Well, okay, not quite. The first one was on Plex, which I understood to be a way to stream things you have the data file from your data repository to your screen, but apparently they also have a commercial service with random shows and movies on it as well? Which is weird, but unedited plus commercials is as good as I was going to get.[1]

Hatchet, then, is the story of Victor Crowley, a deformed backwoods mutant with a tragic past who is now maybe a ghost or maybe just still alive, but either way, he doesn’t like it when you go to his part of the swamps outside New Orleans. Which is exactly what an old touristy Midwestern couple, a Girls Gone Wild knockoff producer and his marks, a couple of guys in town for Mardi Gras, a sullen girl with her own agenda, and their spooky nighttime ghost tour guide do. So, y’know, big mistake.

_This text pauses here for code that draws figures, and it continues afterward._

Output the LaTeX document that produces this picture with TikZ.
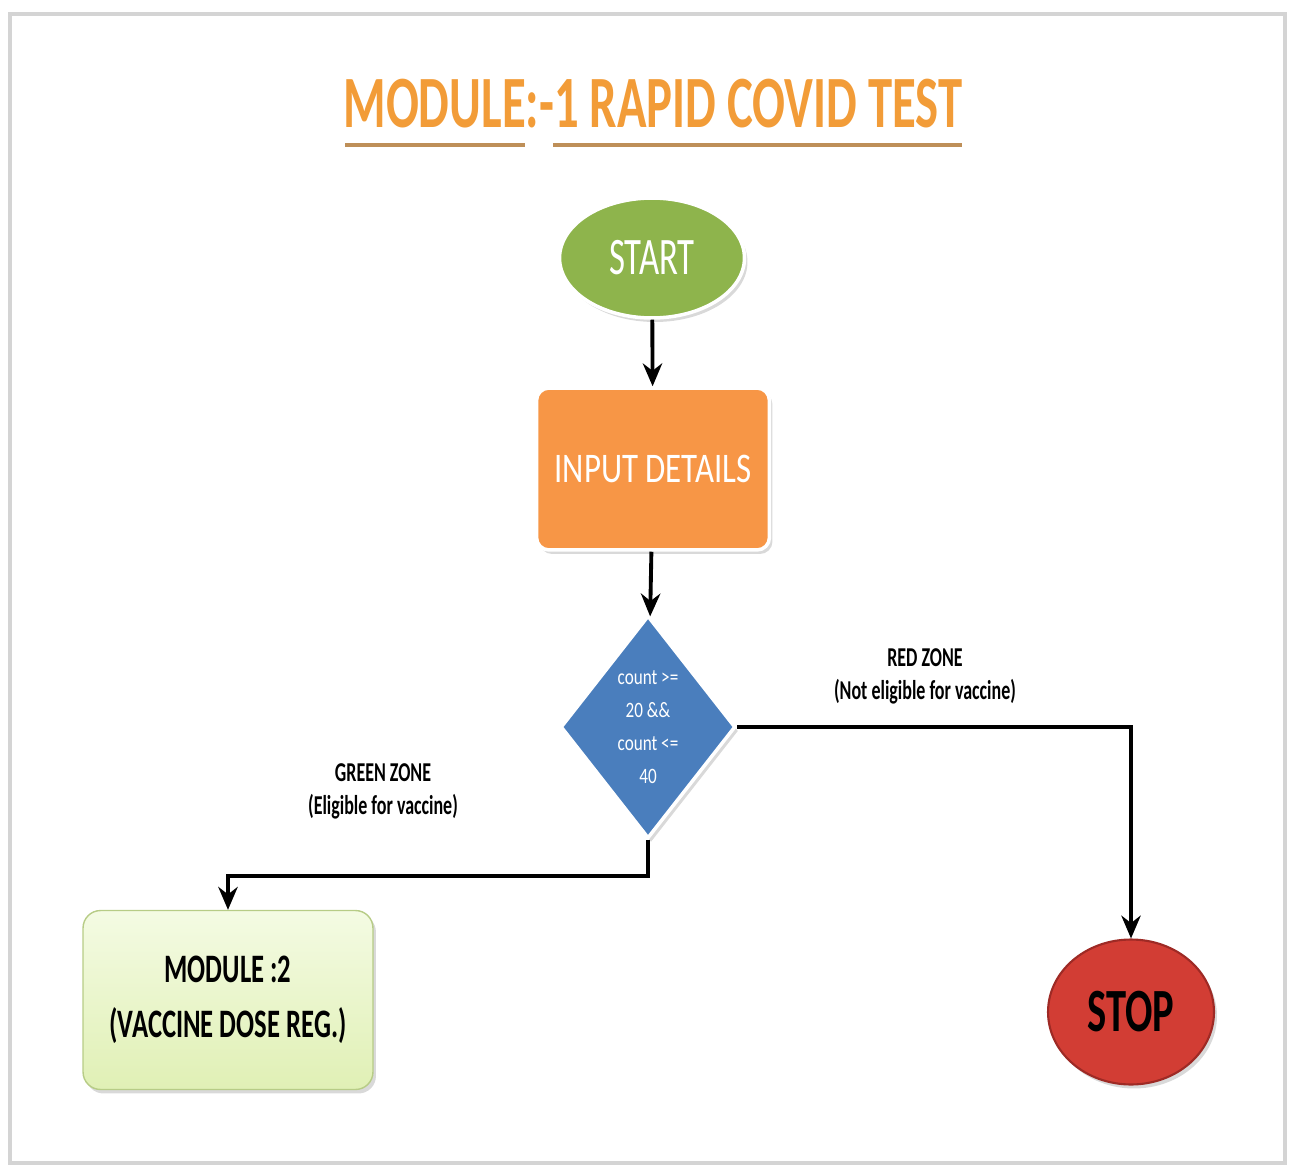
\documentclass[tikz,border=0pt]{standalone}
\usepackage{fontspec}
\setmainfont{Carlito}
\newfontfamily\condfont[FakeStretch=0.66]{Carlito}
\newfontfamily\softfont[FakeStretch=0.78]{Carlito}
\usetikzlibrary{shapes.geometric,arrows.meta,shadows}

\definecolor{framegray}{HTML}{D4D4D4}
\definecolor{titleorange}{HTML}{F29C38}
\definecolor{startgreen}{HTML}{8EB44C}
\definecolor{inputorange}{HTML}{F79646}
\definecolor{decideblue}{HTML}{4A7EBD}
\definecolor{moduletop}{HTML}{F4FBE3}
\definecolor{modulebottom}{HTML}{E0F0B5}
\definecolor{moduleline}{HTML}{B7CC86}
\definecolor{stopred}{HTML}{D23D34}
\definecolor{stopline}{HTML}{9E2A25}

\begin{document}
\begin{tikzpicture}[x=0.02cm, y=-0.02cm,
	flow/.style={line width=2.2pt, -{Stealth[length=13pt, width=11pt]}},
	soft shadow/.style={drop shadow={opacity=0.3, shadow xshift=0.06cm, shadow yshift=-0.08cm}},
	startshape/.style={ellipse, fill=startgreen, draw=white, line width=2pt, soft shadow,
		minimum width=3.7cm, minimum height=2.4cm, text=white},
	inputbox/.style={rectangle, rounded corners=0.25cm, fill=inputorange, draw=white, line width=2pt,
		soft shadow, minimum width=4.66cm, minimum height=3.24cm, text=white},
	decision/.style={diamond, fill=decideblue, draw=white, line width=2pt, soft shadow, inner sep=0pt,
		minimum width=3.5cm, minimum height=4.46cm, text=white, align=center},
	modulebox/.style={rectangle, rounded corners=0.35cm, top color=moduletop, bottom color=modulebottom,
		draw=moduleline, line width=0.8pt, soft shadow, minimum width=5.8cm, minimum height=3.58cm, align=center},
	stopshape/.style={ellipse, fill=stopred, draw=stopline, line width=1.2pt, soft shadow,
		minimum width=3.32cm, minimum height=2.9cm},
	zonelabel/.style={align=center, font=\condfont\bfseries\fontsize{15.5pt}{18.8pt}\selectfont}]
	\useasboundingbox (0,0) rectangle (1294,1169);
	% page frame
	\draw[framegray, line width=2.5pt] (10,14) rectangle (1285,1163);

	% heading
	\node[text=titleorange, font=\condfont\bfseries\fontsize{42pt}{42pt}\selectfont] (title) at (653,104) {MODULE:-1 RAPID COVID TEST};
	\draw[titleorange!55!gray, line width=2.5pt] (345,145) -- (525,145);
	\draw[titleorange!55!gray, line width=2.5pt] (553,145) -- (962,145);

	% chart
	\node[startshape, font=\condfont\fontsize{30pt}{30pt}\selectfont] (start) at (652,258) {START};
	\node[inputbox, font=\softfont\fontsize{24pt}{24pt}\selectfont] (input) at (653,469) {INPUT DETAILS};
	\node[decision, font=\softfont\fontsize{12.5pt}{18.8pt}\selectfont] (decide) at (648,727) {count >=\\20 \&\&\\count <=\\40};
	\node[modulebox, font=\condfont\bfseries\fontsize{23pt}{31pt}\selectfont] (module) at (228,1000) {MODULE :2\\(VACCINE DOSE\ REG.)};
	\node[stopshape, font=\condfont\bfseries\fontsize{35pt}{35pt}\selectfont] (stop) at (1131,1012) {STOP};

	\draw[flow] (start) -- (input);
	\draw[flow] (input) -- (decide);
	\draw[flow] (decide.east) -| (stop.north);
	\draw[flow] (decide.south) -- ++(0,36) -| (module.north);

	\node[zonelabel] (red) at (925,676) {RED ZONE\\(Not eligible for vaccine)};
	\node[zonelabel] (green) at (383,791) {GREEN ZONE\\(Eligible for vaccine)};
\end{tikzpicture}
\end{document}
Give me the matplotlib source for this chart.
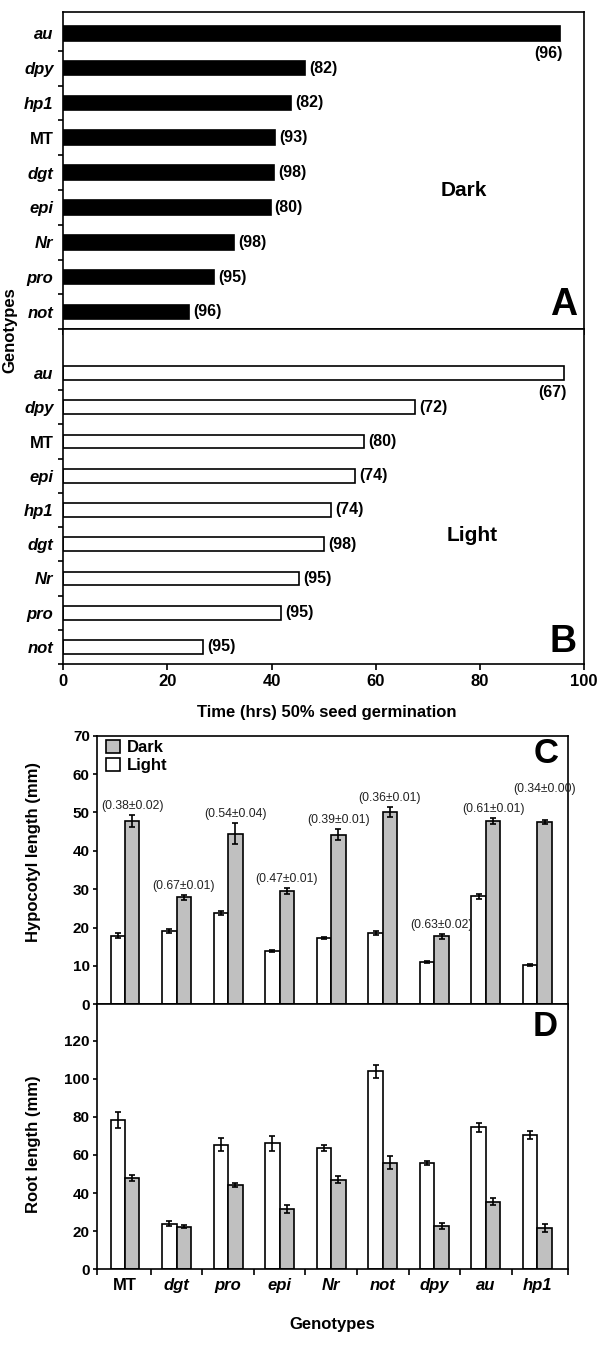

Consequences include body parts flying everywhere, multiple alligator attacks, enough breasts to believe this could have been made in the ’80s, blood sprays upwards of 20 yards, and laughs every couple of minutes. I know I was just complaining about what makes a horror movie also a comedy (and more to the point what doesn’t), but this is just one step shy of being a snarky self-aware post-Scream horror movie, except that nobody winks at the camera even once. There are trope jokes everywhere, there’s just not anybody using the script to say see, look at this trope! I have three sequels to get through over the next not very many days, and I really hope this trendline continues.

[1] Unless I had remembered earlier than two thirds of the way through the movie that I’m pretty sure I have this one on DVD (or maybe Blu-ray, who knows?). I miss when there was a wall of movies I could look at before making mistakes like this.